04 Mai “Ich sorge mich um die psychosozial belasteten Frauen und ihre Kinder”
Ella, 54 Jahre, ist Sozialarbeiterin und arbeitet seit 20 Jahren in einer stationären Stuttgarter Mutter-Kind-Einrichtung. Sie lässt uns an ihren Erfahrungen in der Corona-Krise teilhaben.
Mein Arbeitsplatz
In unserer stationären Wohngruppe leben jugendliche und erwachsene Schwangere und Mütter. Alle diese Frauen sind psychosozial belastet und können den Alltag mit ihren kleinen Kindern nicht alleine bewältigen. Wir Sozialarbeiterinnen bieten eine Rund-um-Betreuung und unterstützen die Klientinnen beim Aufbau einer tragfähigen Mutter-Kind-Beziehung. Letzteres ist oftmals sehr herausfordernd, weil die Frauen sehr schnell an ihre Belastungsgrenze kommen. Es gibt aber auch tolle Momente, etwa wenn wir sehen, wie sich die Kinder trotz ihres schweren Starts ins Leben gesund entwickeln und eine gute Bindung zur Mutter entwickeln. Manche dieser kleinen Menschen verfügen über eine erstaunliche Resilienz. Nach der Zeit in der Wohngruppe können die Frauen ins so genannte Trainingswohnen wechseln. Die Mütter leben dann selbstständig, werden aber dennoch weiter niedrigschwellig sozialpädagogisch betreut. Unsere hauseigene Kindertagesstätte steht allen Kindern der Wohngruppe offen.
Was macht Corona mit unserer Arbeit?
Um das Infektionsrisiko zu senken, sprachen wir mit Beginn des Shutdowns ein allgemeines Besuchsverbot aus. Davon mussten wir aber recht schnell wieder abrücken, weil das psychisch von den Frauen nicht verkraftet wurde. Mittlerweile dürfen die Mütter wieder Besuch von ihren Partnern empfangen. Über die Einhaltung des Kontaktverbots außerhalb unserer Einrichtungen müssen wir mit den Klientinnen immer wieder neu diskutieren. Überwachen können wir es nicht. Unsere Arbeit macht es außerdem unmöglich, die Abstandsregeln zu den Müttern einzuhalten. Wenn ich einer Frau ihr Kind abnehme, weil sie aktuell überfordert ist, kann ich das nicht über eine Distanz von anderthalb Metern tun.

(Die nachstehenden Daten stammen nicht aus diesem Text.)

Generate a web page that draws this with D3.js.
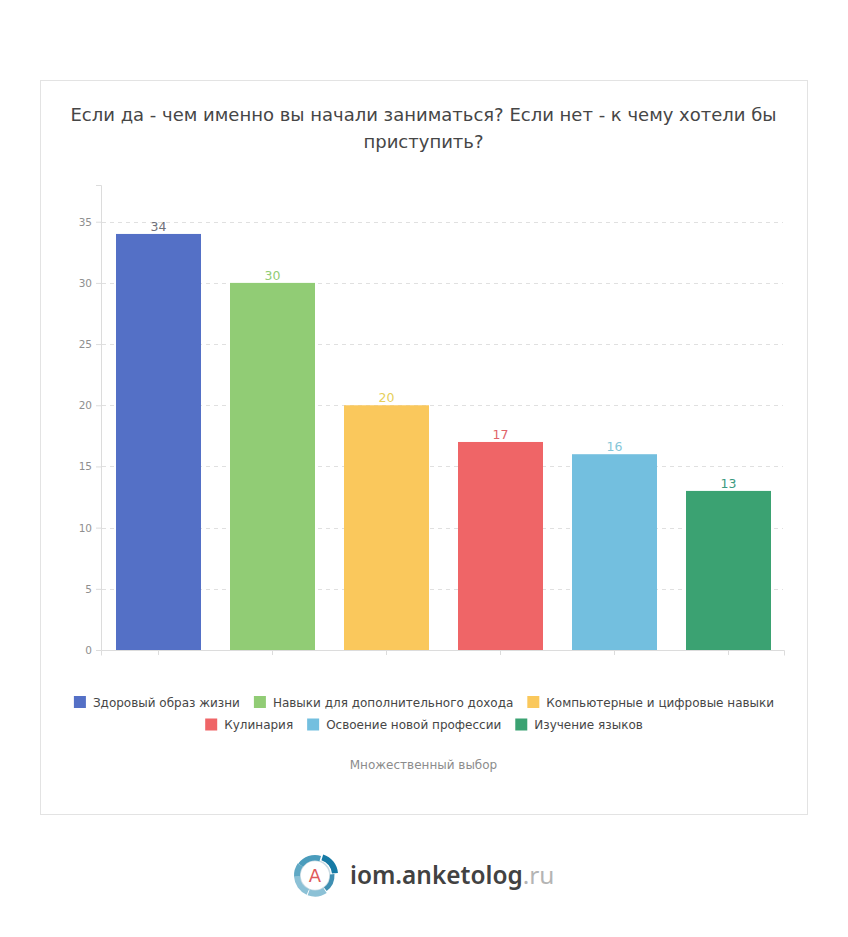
<!DOCTYPE html>
<html>
<head>
<meta charset="utf-8">
<script src="https://cdnjs.cloudflare.com/ajax/libs/d3/7.8.5/d3.min.js"></script>
<style>
body { margin: 0; background: #fff; }
svg { display: block; }
text { font-family: "DejaVu Sans", sans-serif; }
</style>
</head>
<body>
<svg id="chart" width="848" height="937"></svg>
<script>
const categories = ["Здоровый образ жизни", "Навыки для дополнительного дохода", "Компьютерные и цифровые навыки", "Кулинария", "Освоение новой профессии", "Изучение языков"];
const values = [34, 30, 20, 17, 16, 13];
const colors = ["#5470c6", "#91cc75", "#fac85c", "#ef6567", "#73bfdf", "#3ba272"];
const labelColors = ["#6e7079", "#91cc75", "#e6cf5a", "#e0636a", "#85c6d8", "#3b9a80"];
const yTicks = [0, 5, 10, 15, 20, 25, 30, 35];
const titleLines = ["Если да - чем именно вы начали заниматься? Если нет - к чему хотели бы", "приступить?"];
const legendRows = [[0, 1, 2], [3, 4, 5]];

const svg = d3.select("#chart");

// card
svg.append("rect").attr("x", 40.5).attr("y", 80.5).attr("width", 767).attr("height", 734)
    .attr("fill", "#fff").attr("stroke", "#e3e3e3");

svg.selectAll(".title").data(titleLines).enter().append("text")
    .attr("x", 423.5).attr("y", (d, i) => 121 + i * 27)
    .attr("text-anchor", "middle").attr("font-size", 18).attr("fill", "#464646")
    .text(d => d);

const x = d3.scaleBand().domain(categories).range([101.5, 785.5]).paddingInner(0.2544).paddingOuter(0.1272);
const y = d3.scaleLinear().domain([0, 38]).range([650, 185]);

// grid
svg.selectAll(".grid").data(yTicks.slice(1)).enter().append("line")
    .attr("x1", 102).attr("x2", 783).attr("y1", d => Math.round(y(d)) + 0.5).attr("y2", d => Math.round(y(d)) + 0.5)
    .attr("stroke", "#e0e0e0").attr("stroke-dasharray", "4,4");

const yAxis = d3.axisLeft(y).tickValues(yTicks).tickSize(5).tickPadding(4);
const gy = svg.append("g").attr("transform", "translate(101,0)").call(yAxis);
gy.selectAll("line").attr("stroke", "#dcdcdc");
gy.select(".domain").attr("stroke", "#dcdcdc");
gy.selectAll("text").attr("font-size", 10.5).attr("fill", "#8f8f8f").style("font-family", '"DejaVu Sans", sans-serif');

const xAxis = d3.axisBottom(x).tickFormat("").tickSize(5).tickSizeOuter(0);
const gx = svg.append("g").attr("transform", "translate(0,650)").call(xAxis);
gx.selectAll("line").attr("stroke", "#dcdcdc");
gx.select(".domain").remove();
// axis line stops a little short of the band range
gx.append("path").attr("d", "M101.5,5.5V0.5H784.5V5.5").attr("fill", "none").attr("stroke", "#dcdcdc");

// bars
svg.selectAll(".bar").data(categories).enter().append("rect")
    .attr("x", d => x(d)).attr("width", x.bandwidth())
    .attr("y", (d, i) => y(values[i])).attr("height", (d, i) => y(0) - y(values[i]))
    .attr("fill", (d, i) => colors[i]);

svg.selectAll(".val").data(categories).enter().append("text")
    .attr("x", d => x(d) + x.bandwidth() / 2).attr("y", (d, i) => y(values[i]) - 3)
    .attr("text-anchor", "middle").attr("font-size", 12.5)
    .attr("fill", (d, i) => labelColors[i])
    .text((d, i) => values[i]);

// legend, rows are centred
legendRows.forEach((row, r) => {
    const g = svg.append("g");
    let cx = 0;
    row.forEach(idx => {
        g.append("rect").attr("x", cx).attr("y", 696 + r * 22.5).attr("width", 12).attr("height", 12).attr("fill", colors[idx]);
        const t = g.append("text").attr("x", cx + 19).attr("y", 706.5 + r * 22.5)
            .attr("font-size", 12).attr("fill", "#464646").text(categories[idx]);
        cx += 19 + t.node().getComputedTextLength() + 14;
    });
    g.attr("transform", `translate(${424 - (cx - 14) / 2},0)`);
});

svg.append("text").attr("x", 423.5).attr("y", 769).attr("text-anchor", "middle")
    .attr("font-size", 12).attr("fill", "#8c8c8c").text("Множественный выбор");

// logo
const logo = svg.append("g").attr("transform", "translate(315,875.5)");
const ring = d3.arc();
logo.append("circle").attr("r", 15).attr("fill", "#fff").attr("stroke", "#c9dbe3").attr("stroke-width", 1.5);
logo.append("path").attr("d", ring({innerRadius: 15, outerRadius: 20.5, startAngle: -0.95, endAngle: 0.3})).attr("fill", "#4a9cbc");
logo.append("path").attr("d", ring({innerRadius: 15, outerRadius: 21, startAngle: 0.3, endAngle: 1.5})).attr("fill", "#167aa5").attr("transform", "translate(2,-1)");
logo.append("path").attr("d", ring({innerRadius: 15, outerRadius: 19.5, startAngle: 1.5, endAngle: 2.5})).attr("fill", "#3f8fb2");
logo.append("path").attr("d", ring({innerRadius: 15, outerRadius: 21, startAngle: 2.55, endAngle: 3.5})).attr("fill", "#8cc1d6");
logo.append("path").attr("d", ring({innerRadius: 15, outerRadius: 21, startAngle: 3.55, endAngle: 4.65})).attr("fill", "#8cc1d6");
logo.append("path").attr("d", ring({innerRadius: 15, outerRadius: 21, startAngle: 4.65, endAngle: 5.33})).attr("fill", "#5fa8c4");
logo.append("text").attr("x", 0).attr("y", 6.5).attr("text-anchor", "middle").attr("font-size", 18).attr("fill", "#df5a5a").text("A");

const brand = svg.append("text").attr("x", 350).attr("y", 884).attr("font-size", 24.4)
    .style("font-family", '"Noto Sans", sans-serif');
brand.append("tspan").attr("fill", "#424242").attr("font-weight", 600).text("iom.anketolog");
brand.append("tspan").attr("fill", "#b4b4b4").text(".ru");
</script>
</body>
</html>
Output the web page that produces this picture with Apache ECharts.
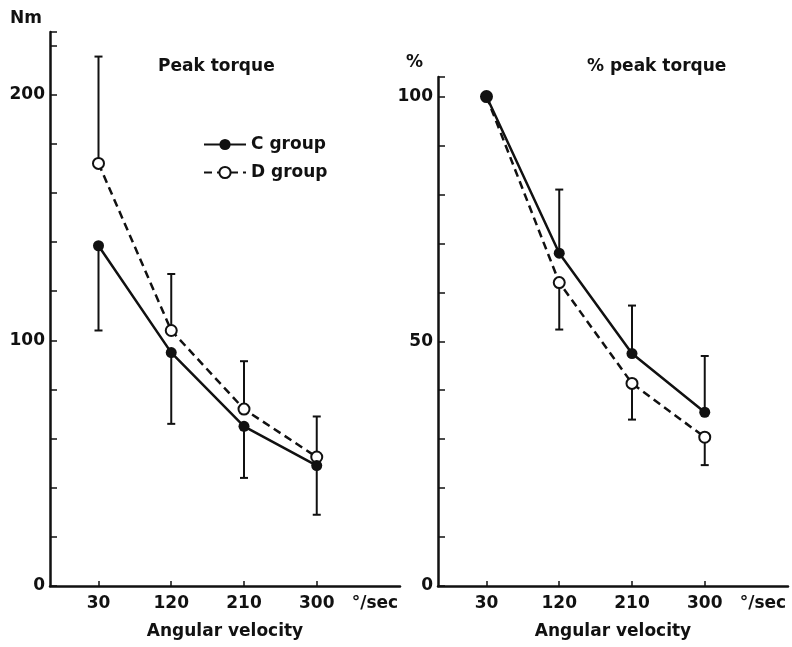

Mittlerweile sind wir aber gut mit Mundschutz und für den Fall einer Corona-Infektion in der Einrichtung auch mit Schutzanzügen ausgerüstet. Vor einer Erkrankung in der Einrichtung habe ich tatsächlich Respekt. Die Quarantäne stellt eine ziemliche Herausforderung dar und wir haben im Team entsprechende Notfallpläne entwickelt, um die Mütter und ihre Kinder dennoch versorgen zu können. Panisch bin ich aber nicht – wir hatten in den vergangenen Jahren schon diverse Krankheiten in der Einrichtung.
Was mir wirklich Sorge bereitet, sind die psychosozial belasteten Frauen, die nicht engmaschig betreut werden. Ich mag mir nicht vorzustellen, wie die Situation in diesen Familien ist. Gerade wenn die Kinder keine Betreuungseinrichtungen mehr besuchen können. Wir hatten das Glück, dass unsere Klientinnen sofort die hausinterne Kinderbetreuung nutzen konnten. Ohne diese Unterstützung wäre die Lage sonst sicher längst entgleist.
Beitragsfoto: Pexels
Dina Maria Dierssen
Veröffentlicht um 12:47h, 11 MaiEs gibt so viele Arbeitsbereiche, die wir in der Regel nicht im Blick haben. Es gibt so viele Frauen, die für sich und ihre Kinder Menschen an ihrer Seite brauchen, damit sich für sie gute Lebensperspektiven entwickeln. Es gibt so viele Frauen, die sich dieser Arbeit widmen – und dies, wie jetzt, unter schwierigen Bedingungen für sich selbst tun. Stellvertretend an dieser Stelle: Danke für dieses tägliche Engagement und die Gewissheit, dass Gott besonders da ist, wo es eng und schwierig wird.